I've found tremendous utility in expecting negative outcomes. I'm wording this
very pedantically, because my father and I used to argue past each other for
hours re: "being negative vs saying something is negative."

Perhaps it's just that I've been in Ops/distributed system maintenance and
development, but I've found expecting a worst case/pessimistic outcome pretty
much always leaves me far more prepared, and more often than not, ends up
being more predictive than my optimistic peers.

This has held true across time estimation, black box complexity, political
outcomes, social overhead, model performance, outage frequency, pretty much
every situation I can think of where I had to do long term planning in recent
memory I feel well served by attacking from a "how is this going to go
wrong/what are our blind spots/what do we do when this fails" angle.

The primary reason I make the (socially risky) statement of this is that I
very often get (no hyperbole) guilted for being a pessimist, even when taking
nontrivial effort for the negativity to be actionable and focused.
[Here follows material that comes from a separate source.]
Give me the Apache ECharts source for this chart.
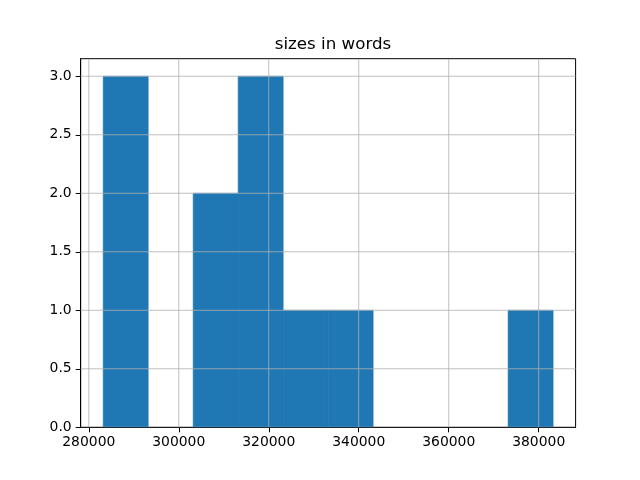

It took me
a good few decades to learn how to wrap my words and beat around the bush, (I
was told by managers early on in my career things verbatim such as "you need
to toe the party line more.") but even now that I experience almost none of
the social friction that I used to, I find myself frustrated by the
inefficiencies and gaps in this manner of communication, and find these gaps
almost immediately ameliorated when I'm on teams which have a much more
pragmatic approach towards being pessimistic.

Simply put, I had a very different experience than you, I've found an fixation
on "being positive" to _massively_ impede Just Getting Things Done, and I've
actually had much more luck bonding with coworkers over shared
frustrations/issues and building lasting friendships like that than in teams
where we're all wearing "let's be happy" masks. (This is a strawman, I don't
expect you were arguing to this extreme, but I often find it manifests in this
way in larger companies and as such want to try and argue the benefits of
other angles of approach)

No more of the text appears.